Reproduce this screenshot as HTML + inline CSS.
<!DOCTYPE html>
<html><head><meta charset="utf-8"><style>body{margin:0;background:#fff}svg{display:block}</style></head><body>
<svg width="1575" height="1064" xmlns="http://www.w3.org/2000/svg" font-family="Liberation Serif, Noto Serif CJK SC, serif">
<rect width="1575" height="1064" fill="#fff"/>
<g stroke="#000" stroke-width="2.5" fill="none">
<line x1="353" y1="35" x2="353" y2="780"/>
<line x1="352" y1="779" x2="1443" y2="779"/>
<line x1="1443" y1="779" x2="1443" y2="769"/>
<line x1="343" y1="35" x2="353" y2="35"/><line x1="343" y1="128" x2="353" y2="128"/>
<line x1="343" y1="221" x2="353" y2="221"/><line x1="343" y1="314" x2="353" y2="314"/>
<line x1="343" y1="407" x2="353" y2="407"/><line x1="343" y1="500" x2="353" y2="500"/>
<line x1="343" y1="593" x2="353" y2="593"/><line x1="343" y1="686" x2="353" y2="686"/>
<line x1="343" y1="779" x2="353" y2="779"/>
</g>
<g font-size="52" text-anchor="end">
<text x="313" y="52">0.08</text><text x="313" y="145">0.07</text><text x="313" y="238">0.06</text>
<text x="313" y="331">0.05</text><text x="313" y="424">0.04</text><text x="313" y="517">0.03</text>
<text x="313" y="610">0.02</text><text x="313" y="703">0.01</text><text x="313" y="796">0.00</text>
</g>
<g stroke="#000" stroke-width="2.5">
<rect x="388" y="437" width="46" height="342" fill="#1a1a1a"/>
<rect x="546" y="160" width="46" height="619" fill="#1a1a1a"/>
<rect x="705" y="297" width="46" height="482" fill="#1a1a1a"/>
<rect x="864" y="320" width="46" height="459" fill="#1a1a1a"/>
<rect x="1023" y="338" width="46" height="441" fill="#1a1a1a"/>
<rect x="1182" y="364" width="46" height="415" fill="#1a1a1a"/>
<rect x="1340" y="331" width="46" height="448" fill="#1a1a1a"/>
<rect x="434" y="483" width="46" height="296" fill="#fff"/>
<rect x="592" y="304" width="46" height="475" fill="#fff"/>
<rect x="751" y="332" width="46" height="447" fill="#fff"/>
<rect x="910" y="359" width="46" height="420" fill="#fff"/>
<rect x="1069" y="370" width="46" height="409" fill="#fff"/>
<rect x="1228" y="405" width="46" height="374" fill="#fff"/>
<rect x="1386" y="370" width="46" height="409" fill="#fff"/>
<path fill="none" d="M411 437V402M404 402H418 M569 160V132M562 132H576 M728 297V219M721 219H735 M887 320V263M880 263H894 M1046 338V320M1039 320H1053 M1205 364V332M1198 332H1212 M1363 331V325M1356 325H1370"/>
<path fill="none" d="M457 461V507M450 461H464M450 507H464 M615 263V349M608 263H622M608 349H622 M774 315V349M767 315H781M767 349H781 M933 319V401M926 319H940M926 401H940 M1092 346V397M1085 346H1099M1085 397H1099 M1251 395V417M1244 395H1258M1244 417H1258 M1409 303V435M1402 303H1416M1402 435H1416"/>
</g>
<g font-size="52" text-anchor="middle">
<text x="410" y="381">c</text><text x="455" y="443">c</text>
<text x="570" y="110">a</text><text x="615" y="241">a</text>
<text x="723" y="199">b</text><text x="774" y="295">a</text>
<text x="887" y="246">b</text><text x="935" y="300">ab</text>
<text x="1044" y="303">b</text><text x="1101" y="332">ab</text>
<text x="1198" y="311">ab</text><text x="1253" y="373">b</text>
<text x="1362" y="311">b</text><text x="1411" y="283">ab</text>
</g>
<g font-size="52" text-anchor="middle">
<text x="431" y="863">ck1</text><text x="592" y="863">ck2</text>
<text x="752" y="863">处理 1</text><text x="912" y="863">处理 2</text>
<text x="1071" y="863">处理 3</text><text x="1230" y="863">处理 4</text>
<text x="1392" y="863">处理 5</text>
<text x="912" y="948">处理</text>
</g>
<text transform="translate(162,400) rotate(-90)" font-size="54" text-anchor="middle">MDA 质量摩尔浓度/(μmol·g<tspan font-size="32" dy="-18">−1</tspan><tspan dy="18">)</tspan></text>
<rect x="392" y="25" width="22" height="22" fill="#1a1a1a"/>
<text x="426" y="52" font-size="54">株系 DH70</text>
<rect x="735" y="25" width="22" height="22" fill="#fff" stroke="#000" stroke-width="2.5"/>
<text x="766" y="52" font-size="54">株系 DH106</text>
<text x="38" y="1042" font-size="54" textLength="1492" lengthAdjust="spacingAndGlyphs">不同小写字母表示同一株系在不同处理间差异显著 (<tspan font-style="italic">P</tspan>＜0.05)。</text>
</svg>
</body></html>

Set task: Extract all of the material exactly as it is written.

Written response:
Reproduce this screenshot as HTML + inline CSS.
<!DOCTYPE html>
<html><head><meta charset="utf-8"><style>body{margin:0;background:#fff}svg{display:block}</style></head><body>
<svg width="1575" height="1064" xmlns="http://www.w3.org/2000/svg" font-family="Liberation Serif, Noto Serif CJK SC, serif">
<rect width="1575" height="1064" fill="#fff"/>
<g stroke="#000" stroke-width="2.5" fill="none">
<line x1="353" y1="35" x2="353" y2="780"/>
<line x1="352" y1="779" x2="1443" y2="779"/>
<line x1="1443" y1="779" x2="1443" y2="769"/>
<line x1="343" y1="35" x2="353" y2="35"/><line x1="343" y1="128" x2="353" y2="128"/>
<line x1="343" y1="221" x2="353" y2="221"/><line x1="343" y1="314" x2="353" y2="314"/>
<line x1="343" y1="407" x2="353" y2="407"/><line x1="343" y1="500" x2="353" y2="500"/>
<line x1="343" y1="593" x2="353" y2="593"/><line x1="343" y1="686" x2="353" y2="686"/>
<line x1="343" y1="779" x2="353" y2="779"/>
</g>
<g font-size="52" text-anchor="end">
<text x="313" y="52">0.08</text><text x="313" y="145">0.07</text><text x="313" y="238">0.06</text>
<text x="313" y="331">0.05</text><text x="313" y="424">0.04</text><text x="313" y="517">0.03</text>
<text x="313" y="610">0.02</text><text x="313" y="703">0.01</text><text x="313" y="796">0.00</text>
</g>
<g stroke="#000" stroke-width="2.5">
<rect x="388" y="437" width="46" height="342" fill="#1a1a1a"/>
<rect x="546" y="160" width="46" height="619" fill="#1a1a1a"/>
<rect x="705" y="297" width="46" height="482" fill="#1a1a1a"/>
<rect x="864" y="320" width="46" height="459" fill="#1a1a1a"/>
<rect x="1023" y="338" width="46" height="441" fill="#1a1a1a"/>
<rect x="1182" y="364" width="46" height="415" fill="#1a1a1a"/>
<rect x="1340" y="331" width="46" height="448" fill="#1a1a1a"/>
<rect x="434" y="483" width="46" height="296" fill="#fff"/>
<rect x="592" y="304" width="46" height="475" fill="#fff"/>
<rect x="751" y="332" width="46" height="447" fill="#fff"/>
<rect x="910" y="359" width="46" height="420" fill="#fff"/>
<rect x="1069" y="370" width="46" height="409" fill="#fff"/>
<rect x="1228" y="405" width="46" height="374" fill="#fff"/>
<rect x="1386" y="370" width="46" height="409" fill="#fff"/>
<path fill="none" d="M411 437V402M404 402H418 M569 160V132M562 132H576 M728 297V219M721 219H735 M887 320V263M880 263H894 M1046 338V320M1039 320H1053 M1205 364V332M1198 332H1212 M1363 331V325M1356 325H1370"/>
<path fill="none" d="M457 461V507M450 461H464M450 507H464 M615 263V349M608 263H622M608 349H622 M774 315V349M767 315H781M767 349H781 M933 319V401M926 319H940M926 401H940 M1092 346V397M1085 346H1099M1085 397H1099 M1251 395V417M1244 395H1258M1244 417H1258 M1409 303V435M1402 303H1416M1402 435H1416"/>
</g>
<g font-size="52" text-anchor="middle">
<text x="410" y="381">c</text><text x="455" y="443">c</text>
<text x="570" y="110">a</text><text x="615" y="241">a</text>
<text x="723" y="199">b</text><text x="774" y="295">a</text>
<text x="887" y="246">b</text><text x="935" y="300">ab</text>
<text x="1044" y="303">b</text><text x="1101" y="332">ab</text>
<text x="1198" y="311">ab</text><text x="1253" y="373">b</text>
<text x="1362" y="311">b</text><text x="1411" y="283">ab</text>
</g>
<g font-size="52" text-anchor="middle">
<text x="431" y="863">ck1</text><text x="592" y="863">ck2</text>
<text x="752" y="863">处理 1</text><text x="912" y="863">处理 2</text>
<text x="1071" y="863">处理 3</text><text x="1230" y="863">处理 4</text>
<text x="1392" y="863">处理 5</text>
<text x="912" y="948">处理</text>
</g>
<text transform="translate(162,400) rotate(-90)" font-size="54" text-anchor="middle">MDA 质量摩尔浓度/(μmol·g<tspan font-size="32" dy="-18">−1</tspan><tspan dy="18">)</tspan></text>
<rect x="392" y="25" width="22" height="22" fill="#1a1a1a"/>
<text x="426" y="52" font-size="54">株系 DH70</text>
<rect x="735" y="25" width="22" height="22" fill="#fff" stroke="#000" stroke-width="2.5"/>
<text x="766" y="52" font-size="54">株系 DH106</text>
<text x="38" y="1042" font-size="54" textLength="1492" lengthAdjust="spacingAndGlyphs">不同小写字母表示同一株系在不同处理间差异显著 (<tspan font-style="italic">P</tspan>＜0.05)。</text>
</svg>
</body></html>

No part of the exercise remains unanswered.